• _Directions for this task_: Transcribe the material in full. Nothing should differ except that the pictures are left out.

^^^^

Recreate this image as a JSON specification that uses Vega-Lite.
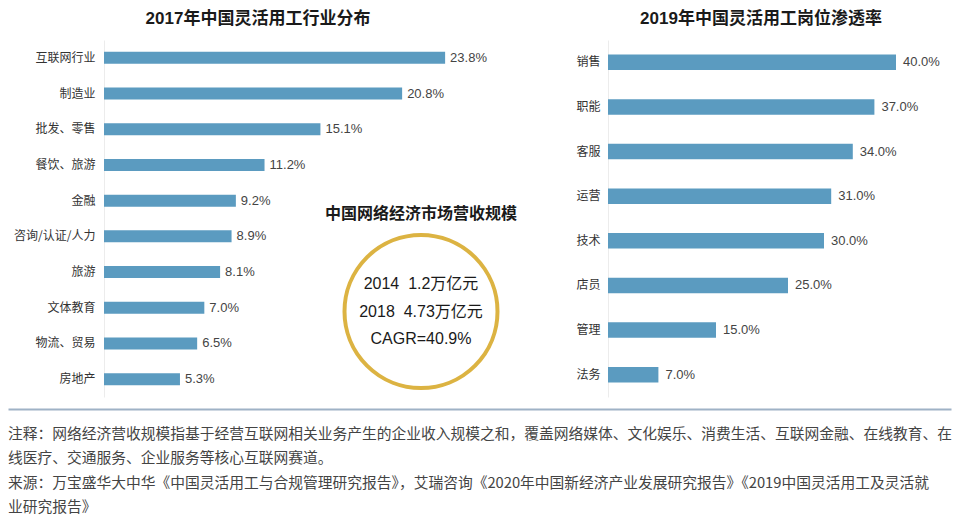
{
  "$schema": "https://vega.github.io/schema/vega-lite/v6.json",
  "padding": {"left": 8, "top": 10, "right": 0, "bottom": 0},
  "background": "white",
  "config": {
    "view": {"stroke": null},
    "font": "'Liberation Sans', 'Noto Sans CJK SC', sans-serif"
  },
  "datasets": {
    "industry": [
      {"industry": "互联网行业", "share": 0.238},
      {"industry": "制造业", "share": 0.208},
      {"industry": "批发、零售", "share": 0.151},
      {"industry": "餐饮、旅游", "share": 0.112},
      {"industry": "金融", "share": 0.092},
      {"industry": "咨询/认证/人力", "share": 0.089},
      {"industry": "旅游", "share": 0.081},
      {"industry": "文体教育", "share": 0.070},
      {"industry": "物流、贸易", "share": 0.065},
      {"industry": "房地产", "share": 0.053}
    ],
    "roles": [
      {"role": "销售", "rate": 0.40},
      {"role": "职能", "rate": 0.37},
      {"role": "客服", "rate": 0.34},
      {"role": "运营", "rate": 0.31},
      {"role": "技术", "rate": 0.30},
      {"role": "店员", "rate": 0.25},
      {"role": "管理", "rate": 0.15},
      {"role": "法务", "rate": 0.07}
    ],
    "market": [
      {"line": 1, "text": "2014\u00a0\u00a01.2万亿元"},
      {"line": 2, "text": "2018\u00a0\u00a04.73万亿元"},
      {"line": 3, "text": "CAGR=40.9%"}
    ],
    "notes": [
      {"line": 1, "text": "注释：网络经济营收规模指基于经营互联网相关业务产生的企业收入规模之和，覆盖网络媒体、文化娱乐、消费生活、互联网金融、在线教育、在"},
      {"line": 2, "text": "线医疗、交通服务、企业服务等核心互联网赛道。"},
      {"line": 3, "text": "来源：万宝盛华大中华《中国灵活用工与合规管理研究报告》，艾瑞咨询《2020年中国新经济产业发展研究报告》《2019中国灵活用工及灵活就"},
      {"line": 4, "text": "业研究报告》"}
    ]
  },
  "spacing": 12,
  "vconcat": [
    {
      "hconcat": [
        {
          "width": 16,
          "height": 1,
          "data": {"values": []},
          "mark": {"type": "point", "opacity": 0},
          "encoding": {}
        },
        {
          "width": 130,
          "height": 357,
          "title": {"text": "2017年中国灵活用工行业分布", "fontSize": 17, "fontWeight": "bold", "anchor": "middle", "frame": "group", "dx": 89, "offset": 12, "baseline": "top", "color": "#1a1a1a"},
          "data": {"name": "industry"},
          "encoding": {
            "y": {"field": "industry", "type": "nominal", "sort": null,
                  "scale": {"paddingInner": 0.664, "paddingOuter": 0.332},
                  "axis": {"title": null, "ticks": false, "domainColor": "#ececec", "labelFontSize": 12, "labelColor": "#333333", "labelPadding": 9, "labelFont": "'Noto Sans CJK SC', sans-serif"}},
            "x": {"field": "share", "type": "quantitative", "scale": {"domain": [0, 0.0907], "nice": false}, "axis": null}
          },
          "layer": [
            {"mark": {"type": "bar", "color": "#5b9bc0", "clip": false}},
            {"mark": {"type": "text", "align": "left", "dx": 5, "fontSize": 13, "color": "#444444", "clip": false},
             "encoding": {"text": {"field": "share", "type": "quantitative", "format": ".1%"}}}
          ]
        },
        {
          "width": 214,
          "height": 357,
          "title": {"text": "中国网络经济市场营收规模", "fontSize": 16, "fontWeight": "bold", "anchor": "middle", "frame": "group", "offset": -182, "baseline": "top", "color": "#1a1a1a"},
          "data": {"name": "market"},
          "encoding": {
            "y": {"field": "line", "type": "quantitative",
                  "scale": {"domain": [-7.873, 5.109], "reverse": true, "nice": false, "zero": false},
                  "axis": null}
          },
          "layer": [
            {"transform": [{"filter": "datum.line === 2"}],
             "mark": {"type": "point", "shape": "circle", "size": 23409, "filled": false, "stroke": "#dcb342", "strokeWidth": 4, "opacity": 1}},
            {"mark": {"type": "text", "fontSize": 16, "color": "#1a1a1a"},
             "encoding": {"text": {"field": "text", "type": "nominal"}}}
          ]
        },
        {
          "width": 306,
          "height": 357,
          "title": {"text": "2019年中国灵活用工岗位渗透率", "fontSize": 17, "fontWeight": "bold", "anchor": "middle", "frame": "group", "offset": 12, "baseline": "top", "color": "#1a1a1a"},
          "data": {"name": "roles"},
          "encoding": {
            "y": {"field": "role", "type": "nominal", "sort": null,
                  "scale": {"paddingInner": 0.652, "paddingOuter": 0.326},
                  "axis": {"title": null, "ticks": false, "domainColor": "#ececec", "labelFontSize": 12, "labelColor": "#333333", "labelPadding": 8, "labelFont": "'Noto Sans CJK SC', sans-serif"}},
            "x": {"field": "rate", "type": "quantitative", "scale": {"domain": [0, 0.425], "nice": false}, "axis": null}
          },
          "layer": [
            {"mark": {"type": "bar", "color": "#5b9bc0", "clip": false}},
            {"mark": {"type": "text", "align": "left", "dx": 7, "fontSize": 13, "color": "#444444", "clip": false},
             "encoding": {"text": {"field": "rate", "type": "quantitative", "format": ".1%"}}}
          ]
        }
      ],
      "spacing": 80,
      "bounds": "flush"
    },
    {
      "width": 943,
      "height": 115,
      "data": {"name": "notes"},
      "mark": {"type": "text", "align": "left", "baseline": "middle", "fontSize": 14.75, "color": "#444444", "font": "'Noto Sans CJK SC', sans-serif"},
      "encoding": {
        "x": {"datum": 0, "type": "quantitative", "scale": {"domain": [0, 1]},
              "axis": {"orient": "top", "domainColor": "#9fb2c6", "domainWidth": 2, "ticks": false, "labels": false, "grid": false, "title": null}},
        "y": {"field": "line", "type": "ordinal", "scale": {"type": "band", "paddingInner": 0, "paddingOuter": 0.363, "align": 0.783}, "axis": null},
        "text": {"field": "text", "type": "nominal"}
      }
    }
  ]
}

^^^^

• _Task solution_:
Recreate this image as a JSON specification that uses Vega-Lite.
{
  "$schema": "https://vega.github.io/schema/vega-lite/v6.json",
  "padding": {"left": 8, "top": 10, "right": 0, "bottom": 0},
  "background": "white",
  "config": {
    "view": {"stroke": null},
    "font": "'Liberation Sans', 'Noto Sans CJK SC', sans-serif"
  },
  "datasets": {
    "industry": [
      {"industry": "互联网行业", "share": 0.238},
      {"industry": "制造业", "share": 0.208},
      {"industry": "批发、零售", "share": 0.151},
      {"industry": "餐饮、旅游", "share": 0.112},
      {"industry": "金融", "share": 0.092},
      {"industry": "咨询/认证/人力", "share": 0.089},
      {"industry": "旅游", "share": 0.081},
      {"industry": "文体教育", "share": 0.070},
      {"industry": "物流、贸易", "share": 0.065},
      {"industry": "房地产", "share": 0.053}
    ],
    "roles": [
      {"role": "销售", "rate": 0.40},
      {"role": "职能", "rate": 0.37},
      {"role": "客服", "rate": 0.34},
      {"role": "运营", "rate": 0.31},
      {"role": "技术", "rate": 0.30},
      {"role": "店员", "rate": 0.25},
      {"role": "管理", "rate": 0.15},
      {"role": "法务", "rate": 0.07}
    ],
    "market": [
      {"line": 1, "text": "2014\u00a0\u00a01.2万亿元"},
      {"line": 2, "text": "2018\u00a0\u00a04.73万亿元"},
      {"line": 3, "text": "CAGR=40.9%"}
    ],
    "notes": [
      {"line": 1, "text": "注释：网络经济营收规模指基于经营互联网相关业务产生的企业收入规模之和，覆盖网络媒体、文化娱乐、消费生活、互联网金融、在线教育、在"},
      {"line": 2, "text": "线医疗、交通服务、企业服务等核心互联网赛道。"},
      {"line": 3, "text": "来源：万宝盛华大中华《中国灵活用工与合规管理研究报告》，艾瑞咨询《2020年中国新经济产业发展研究报告》《2019中国灵活用工及灵活就"},
      {"line": 4, "text": "业研究报告》"}
    ]
  },
  "spacing": 12,
  "vconcat": [
    {
      "hconcat": [
        {
          "width": 16,
          "height": 1,
          "data": {"values": []},
          "mark": {"type": "point", "opacity": 0},
          "encoding": {}
        },
        {
          "width": 130,
          "height": 357,
          "title": {"text": "2017年中国灵活用工行业分布", "fontSize": 17, "fontWeight": "bold", "anchor": "middle", "frame": "group", "dx": 89, "offset": 12, "baseline": "top", "color": "#1a1a1a"},
          "data": {"name": "industry"},
          "encoding": {
            "y": {"field": "industry", "type": "nominal", "sort": null,
                  "scale": {"paddingInner": 0.664, "paddingOuter": 0.332},
                  "axis": {"title": null, "ticks": false, "domainColor": "#ececec", "labelFontSize": 12, "labelColor": "#333333", "labelPadding": 9, "labelFont": "'Noto Sans CJK SC', sans-serif"}},
            "x": {"field": "share", "type": "quantitative", "scale": {"domain": [0, 0.0907], "nice": false}, "axis": null}
          },
          "layer": [
            {"mark": {"type": "bar", "color": "#5b9bc0", "clip": false}},
            {"mark": {"type": "text", "align": "left", "dx": 5, "fontSize": 13, "color": "#444444", "clip": false},
             "encoding": {"text": {"field": "share", "type": "quantitative", "format": ".1%"}}}
          ]
        },
        {
          "width": 214,
          "height": 357,
          "title": {"text": "中国网络经济市场营收规模", "fontSize": 16, "fontWeight": "bold", "anchor": "middle", "frame": "group", "offset": -182, "baseline": "top", "color": "#1a1a1a"},
          "data": {"name": "market"},
          "encoding": {
            "y": {"field": "line", "type": "quantitative",
                  "scale": {"domain": [-7.873, 5.109], "reverse": true, "nice": false, "zero": false},
                  "axis": null}
          },
          "layer": [
            {"transform": [{"filter": "datum.line === 2"}],
             "mark": {"type": "point", "shape": "circle", "size": 23409, "filled": false, "stroke": "#dcb342", "strokeWidth": 4, "opacity": 1}},
            {"mark": {"type": "text", "fontSize": 16, "color": "#1a1a1a"},
             "encoding": {"text": {"field": "text", "type": "nominal"}}}
          ]
        },
        {
          "width": 306,
          "height": 357,
          "title": {"text": "2019年中国灵活用工岗位渗透率", "fontSize": 17, "fontWeight": "bold", "anchor": "middle", "frame": "group", "offset": 12, "baseline": "top", "color": "#1a1a1a"},
          "data": {"name": "roles"},
          "encoding": {
            "y": {"field": "role", "type": "nominal", "sort": null,
                  "scale": {"paddingInner": 0.652, "paddingOuter": 0.326},
                  "axis": {"title": null, "ticks": false, "domainColor": "#ececec", "labelFontSize": 12, "labelColor": "#333333", "labelPadding": 8, "labelFont": "'Noto Sans CJK SC', sans-serif"}},
            "x": {"field": "rate", "type": "quantitative", "scale": {"domain": [0, 0.425], "nice": false}, "axis": null}
          },
          "layer": [
            {"mark": {"type": "bar", "color": "#5b9bc0", "clip": false}},
            {"mark": {"type": "text", "align": "left", "dx": 7, "fontSize": 13, "color": "#444444", "clip": false},
             "encoding": {"text": {"field": "rate", "type": "quantitative", "format": ".1%"}}}
          ]
        }
      ],
      "spacing": 80,
      "bounds": "flush"
    },
    {
      "width": 943,
      "height": 115,
      "data": {"name": "notes"},
      "mark": {"type": "text", "align": "left", "baseline": "middle", "fontSize": 14.75, "color": "#444444", "font": "'Noto Sans CJK SC', sans-serif"},
      "encoding": {
        "x": {"datum": 0, "type": "quantitative", "scale": {"domain": [0, 1]},
              "axis": {"orient": "top", "domainColor": "#9fb2c6", "domainWidth": 2, "ticks": false, "labels": false, "grid": false, "title": null}},
        "y": {"field": "line", "type": "ordinal", "scale": {"type": "band", "paddingInner": 0, "paddingOuter": 0.363, "align": 0.783}, "axis": null},
        "text": {"field": "text", "type": "nominal"}
      }
    }
  ]
}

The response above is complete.